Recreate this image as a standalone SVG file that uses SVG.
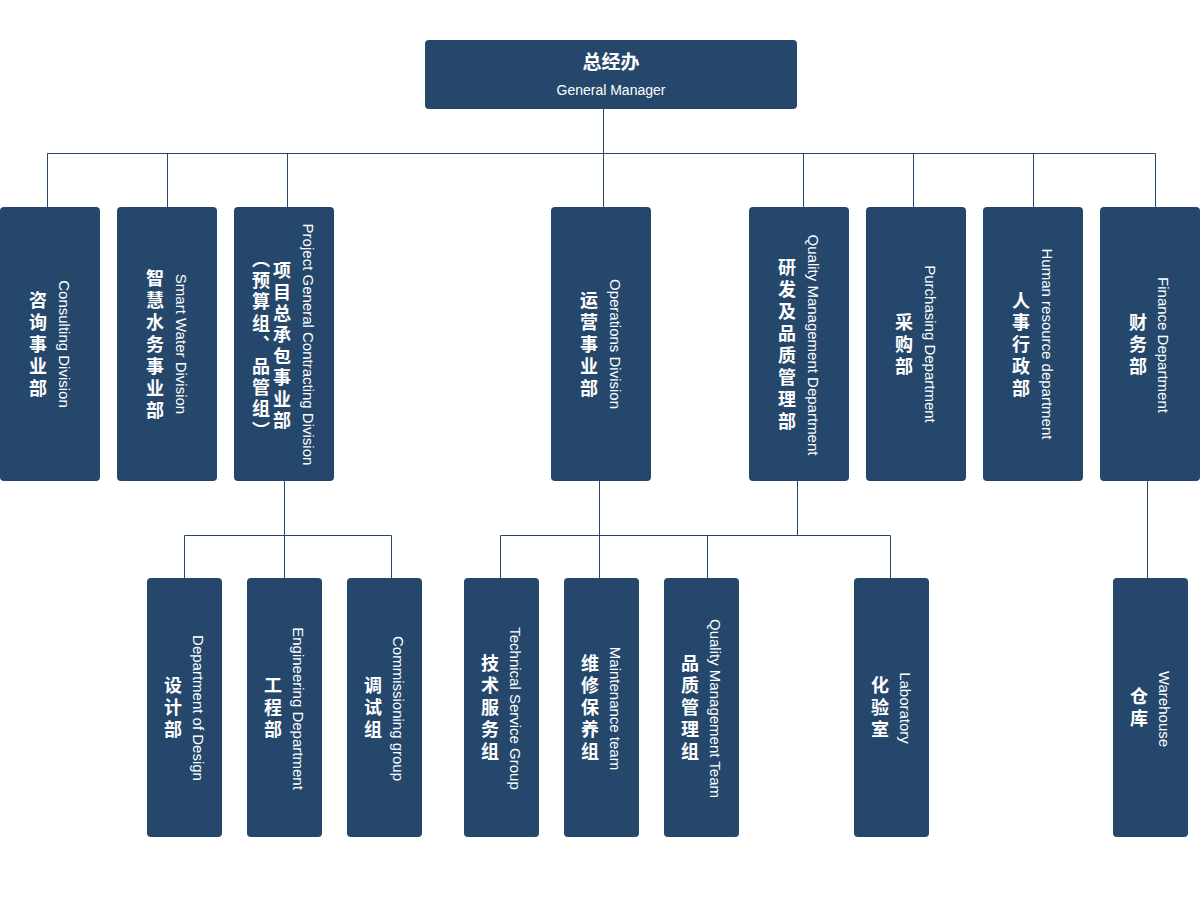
<svg xmlns="http://www.w3.org/2000/svg" width="1200" height="918" viewBox="0 0 1200 918">
<style>
.box{fill:#25476c}
.ln{stroke:#25476c;stroke-width:1;fill:none}
.zh{font-family:"Noto Sans CJK SC","Noto Sans CJK TC",sans-serif;font-weight:bold;font-size:18px;fill:#fff;writing-mode:vertical-rl;text-anchor:middle;letter-spacing:4px}
.zh2{letter-spacing:3.4px}
.en{font-family:"Liberation Sans",Arial,sans-serif;font-size:15px;fill:#fff;text-anchor:middle}
.top1{font-family:"Noto Sans CJK SC",sans-serif;font-weight:bold;font-size:19px;fill:#fff;text-anchor:middle}
.top2{font-family:"Liberation Sans",Arial,sans-serif;font-size:14px;fill:#fff;text-anchor:middle}
</style>
<rect width="1200" height="918" fill="#fff"/>
<g id="connectors" class="ln">
<path d="M603.5,109 V153.5 M47.5,153.5 H1155.5 M47.5,153.5 V207 M167.5,153.5 V207 M287.5,153.5 V207 M603.5,153.5 V207 M803.5,153.5 V207 M913.5,153.5 V207 M1033.5,153.5 V207 M1155.5,153.5 V207"/>
<path d="M284.5,481 V535.5 M184.5,535.5 H391.5 M184.5,535.5 V578 M284.5,535.5 V578 M391.5,535.5 V578"/>
<path d="M599.5,481 V535.5 M797.5,481 V535.5 M500.5,535.5 H890.5 M500.5,535.5 V578 M599.5,535.5 V578 M707.5,535.5 V578 M890.5,535.5 V578"/>
<path d="M1147.5,481 V578"/>
</g>
<g id="gm">
<rect class="box" x="425" y="40" width="372" height="69" rx="4"/>
<text class="top1" x="611" y="69">总经办</text>
<text class="top2" x="611" y="95">General Manager</text>
</g>
<g id="consulting">
<rect class="box" x="0" y="207" width="100" height="274" rx="4"/>
<text class="zh" x="38" y="346.5">咨询事业部</text>
<text class="en" transform="translate(59,344) rotate(90)">Consulting Division</text>
</g>
<g id="smartwater">
<rect class="box" x="117" y="207" width="100" height="274" rx="4"/>
<text class="zh" x="155" y="346.5">智慧水务事业部</text>
<text class="en" transform="translate(176,344) rotate(90)">Smart Water Division</text>
</g>
<g id="project">
<rect class="box" x="234" y="207" width="100" height="274" rx="4"/>
<text class="zh zh2" x="282" y="347">项目总承包事业部</text>
<text class="zh zh2" x="261" y="346">（预算组、品管组）</text>
<text class="en" transform="translate(303,344.5) rotate(90)">Project General Contracting Division</text>
</g>
<g id="operations">
<rect class="box" x="551" y="207" width="100" height="274" rx="4"/>
<text class="zh" x="589" y="346.5">运营事业部</text>
<text class="en" transform="translate(610,344) rotate(90)">Operations Division</text>
</g>
<g id="qmd">
<rect class="box" x="749" y="207" width="100" height="274" rx="4"/>
<text class="zh" x="787" y="346.5">研发及品质管理部</text>
<text class="en" transform="translate(808,345) rotate(90)">Quality Management Department</text>
</g>
<g id="purchasing">
<rect class="box" x="866" y="207" width="100" height="274" rx="4"/>
<text class="zh" x="904" y="346.5">采购部</text>
<text class="en" transform="translate(925,344) rotate(90)">Purchasing Department</text>
</g>
<g id="hr">
<rect class="box" x="983" y="207" width="100" height="274" rx="4"/>
<text class="zh" x="1021" y="346.5">人事行政部</text>
<text class="en" transform="translate(1042,344) rotate(90)">Human resource department</text>
</g>
<g id="finance">
<rect class="box" x="1100" y="207" width="100" height="274" rx="4"/>
<text class="zh" x="1138" y="346.5">财务部</text>
<text class="en" transform="translate(1158,345) rotate(90)">Finance Department</text>
</g>
<g id="design">
<rect class="box" x="147" y="578" width="75" height="259" rx="4"/>
<text class="zh" x="173" y="709.5">设计部</text>
<text class="en" transform="translate(193,708) rotate(90)">Department of Design</text>
</g>
<g id="engineering">
<rect class="box" x="247" y="578" width="75" height="259" rx="4"/>
<text class="zh" x="273" y="709.5">工程部</text>
<text class="en" transform="translate(293,708.5) rotate(90)">Engineering Department</text>
</g>
<g id="commissioning">
<rect class="box" x="347" y="578" width="75" height="259" rx="4"/>
<text class="zh" x="373" y="709.5">调试组</text>
<text class="en" transform="translate(392.5,708.5) rotate(90)">Commissioning group</text>
</g>
<g id="techservice">
<rect class="box" x="464" y="578" width="75" height="259" rx="4"/>
<text class="zh" x="490" y="709.5">技术服务组</text>
<text class="en" transform="translate(510,708.5) rotate(90)">Technical Service Group</text>
</g>
<g id="maintenance">
<rect class="box" x="564" y="578" width="75" height="259" rx="4"/>
<text class="zh" x="590" y="709.5">维修保养组</text>
<text class="en" transform="translate(610,708.5) rotate(90)">Maintenance team</text>
</g>
<g id="qmteam">
<rect class="box" x="664" y="578" width="75" height="259" rx="4"/>
<text class="zh" x="690" y="709.5">品质管理组</text>
<text class="en" transform="translate(710,708.5) rotate(90)">Quality Management Team</text>
</g>
<g id="laboratory">
<rect class="box" x="854" y="578" width="75" height="259" rx="4"/>
<text class="zh" x="880" y="709.5">化验室</text>
<text class="en" transform="translate(899.5,708) rotate(90)">Laboratory</text>
</g>
<g id="warehouse">
<rect class="box" x="1113" y="578" width="75" height="259" rx="4"/>
<text class="zh" x="1139" y="709.5">仓库</text>
<text class="en" transform="translate(1158.5,709) rotate(90)">Warehouse</text>
</g>
</svg>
# # #
▶ **Exercise**
Transcribe all the lines above exactly, apart from the pictures.

▶ **Final result**
Recreate this image as a standalone SVG file that uses SVG.
<svg xmlns="http://www.w3.org/2000/svg" width="1200" height="918" viewBox="0 0 1200 918">
<style>
.box{fill:#25476c}
.ln{stroke:#25476c;stroke-width:1;fill:none}
.zh{font-family:"Noto Sans CJK SC","Noto Sans CJK TC",sans-serif;font-weight:bold;font-size:18px;fill:#fff;writing-mode:vertical-rl;text-anchor:middle;letter-spacing:4px}
.zh2{letter-spacing:3.4px}
.en{font-family:"Liberation Sans",Arial,sans-serif;font-size:15px;fill:#fff;text-anchor:middle}
.top1{font-family:"Noto Sans CJK SC",sans-serif;font-weight:bold;font-size:19px;fill:#fff;text-anchor:middle}
.top2{font-family:"Liberation Sans",Arial,sans-serif;font-size:14px;fill:#fff;text-anchor:middle}
</style>
<rect width="1200" height="918" fill="#fff"/>
<g id="connectors" class="ln">
<path d="M603.5,109 V153.5 M47.5,153.5 H1155.5 M47.5,153.5 V207 M167.5,153.5 V207 M287.5,153.5 V207 M603.5,153.5 V207 M803.5,153.5 V207 M913.5,153.5 V207 M1033.5,153.5 V207 M1155.5,153.5 V207"/>
<path d="M284.5,481 V535.5 M184.5,535.5 H391.5 M184.5,535.5 V578 M284.5,535.5 V578 M391.5,535.5 V578"/>
<path d="M599.5,481 V535.5 M797.5,481 V535.5 M500.5,535.5 H890.5 M500.5,535.5 V578 M599.5,535.5 V578 M707.5,535.5 V578 M890.5,535.5 V578"/>
<path d="M1147.5,481 V578"/>
</g>
<g id="gm">
<rect class="box" x="425" y="40" width="372" height="69" rx="4"/>
<text class="top1" x="611" y="69">总经办</text>
<text class="top2" x="611" y="95">General Manager</text>
</g>
<g id="consulting">
<rect class="box" x="0" y="207" width="100" height="274" rx="4"/>
<text class="zh" x="38" y="346.5">咨询事业部</text>
<text class="en" transform="translate(59,344) rotate(90)">Consulting Division</text>
</g>
<g id="smartwater">
<rect class="box" x="117" y="207" width="100" height="274" rx="4"/>
<text class="zh" x="155" y="346.5">智慧水务事业部</text>
<text class="en" transform="translate(176,344) rotate(90)">Smart Water Division</text>
</g>
<g id="project">
<rect class="box" x="234" y="207" width="100" height="274" rx="4"/>
<text class="zh zh2" x="282" y="347">项目总承包事业部</text>
<text class="zh zh2" x="261" y="346">（预算组、品管组）</text>
<text class="en" transform="translate(303,344.5) rotate(90)">Project General Contracting Division</text>
</g>
<g id="operations">
<rect class="box" x="551" y="207" width="100" height="274" rx="4"/>
<text class="zh" x="589" y="346.5">运营事业部</text>
<text class="en" transform="translate(610,344) rotate(90)">Operations Division</text>
</g>
<g id="qmd">
<rect class="box" x="749" y="207" width="100" height="274" rx="4"/>
<text class="zh" x="787" y="346.5">研发及品质管理部</text>
<text class="en" transform="translate(808,345) rotate(90)">Quality Management Department</text>
</g>
<g id="purchasing">
<rect class="box" x="866" y="207" width="100" height="274" rx="4"/>
<text class="zh" x="904" y="346.5">采购部</text>
<text class="en" transform="translate(925,344) rotate(90)">Purchasing Department</text>
</g>
<g id="hr">
<rect class="box" x="983" y="207" width="100" height="274" rx="4"/>
<text class="zh" x="1021" y="346.5">人事行政部</text>
<text class="en" transform="translate(1042,344) rotate(90)">Human resource department</text>
</g>
<g id="finance">
<rect class="box" x="1100" y="207" width="100" height="274" rx="4"/>
<text class="zh" x="1138" y="346.5">财务部</text>
<text class="en" transform="translate(1158,345) rotate(90)">Finance Department</text>
</g>
<g id="design">
<rect class="box" x="147" y="578" width="75" height="259" rx="4"/>
<text class="zh" x="173" y="709.5">设计部</text>
<text class="en" transform="translate(193,708) rotate(90)">Department of Design</text>
</g>
<g id="engineering">
<rect class="box" x="247" y="578" width="75" height="259" rx="4"/>
<text class="zh" x="273" y="709.5">工程部</text>
<text class="en" transform="translate(293,708.5) rotate(90)">Engineering Department</text>
</g>
<g id="commissioning">
<rect class="box" x="347" y="578" width="75" height="259" rx="4"/>
<text class="zh" x="373" y="709.5">调试组</text>
<text class="en" transform="translate(392.5,708.5) rotate(90)">Commissioning group</text>
</g>
<g id="techservice">
<rect class="box" x="464" y="578" width="75" height="259" rx="4"/>
<text class="zh" x="490" y="709.5">技术服务组</text>
<text class="en" transform="translate(510,708.5) rotate(90)">Technical Service Group</text>
</g>
<g id="maintenance">
<rect class="box" x="564" y="578" width="75" height="259" rx="4"/>
<text class="zh" x="590" y="709.5">维修保养组</text>
<text class="en" transform="translate(610,708.5) rotate(90)">Maintenance team</text>
</g>
<g id="qmteam">
<rect class="box" x="664" y="578" width="75" height="259" rx="4"/>
<text class="zh" x="690" y="709.5">品质管理组</text>
<text class="en" transform="translate(710,708.5) rotate(90)">Quality Management Team</text>
</g>
<g id="laboratory">
<rect class="box" x="854" y="578" width="75" height="259" rx="4"/>
<text class="zh" x="880" y="709.5">化验室</text>
<text class="en" transform="translate(899.5,708) rotate(90)">Laboratory</text>
</g>
<g id="warehouse">
<rect class="box" x="1113" y="578" width="75" height="259" rx="4"/>
<text class="zh" x="1139" y="709.5">仓库</text>
<text class="en" transform="translate(1158.5,709) rotate(90)">Warehouse</text>
</g>
</svg>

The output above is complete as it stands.